To Jarecki’s credit, he gives the debate over cultural appropriation due space, but knows there’s more to say. In the meantime, even if it’s slightly overrun by the myriad moments of performance and on-the-road local colour, a grand theory of Elvis-as-America does emerge. It springs from Marcus’s telling insight that the American constitution makes a point of mentioning ‘the pursuit of happiness’ – a pursuit that codified itself in the resurgent post-WWII US into an ongoing spiral of consumption and display. However much we decry Elvis’s dollar-driven career choices, as Ethan Hawke bitterly points out, they trace a trajectory from dirt-poor beginnings, where his dad landed up on a chain gang for bouncing a cheque, to the son’s eventual cash-rich accumulation of a much flaunted fleet of cars and a gold toilet. Has America, then, like Elvis, simply consumed itself into a state of dazed, self-involved bloat?
Broadly, Jarecki would have us believe that the Trump presidency represents the fat, doped-up, dead-on-the-toilet stage of America’s national journey. A partisan view, of course, and as such very typical of today’s highly polarised US electorate. Baldwin, filmed in 2016 (!), calls it wrong when he vehemently insists that Trump won’t win the White House, but his assertion elsewhere that the ‘greed is good’ shift of the Reagan era forever changed the American landscape rings dismayingly true.
Given the horrifying contrast between beautiful young Elvis and his hulking 42-year-old corpse, it would be understandable if this ambitious, deeply felt undertaking finally surrendered to despair, yet Jarecki gathers himself for a final flourish.
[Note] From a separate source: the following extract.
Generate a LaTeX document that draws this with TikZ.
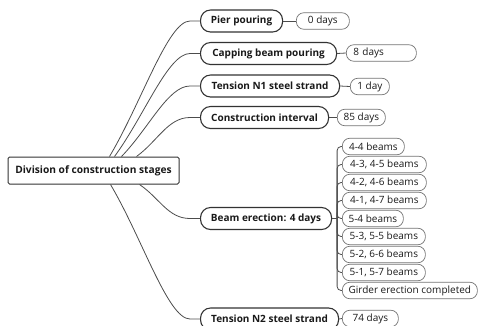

A punchy montage intercuts his country’s recent historical careen with a majestic late-Elvis TV-special performance of Unchained Melody – his vocals a keening, heartsick expression of yearning for redemption and deliverance, even as the end is looming. In America too, it seems, perhaps the hope for something better is not yet totally extinguished. Not while Eugene Jarecki is around to give us a film as mesmerising, contrary and complex as Elvis himself – or indeed the country that spawned him.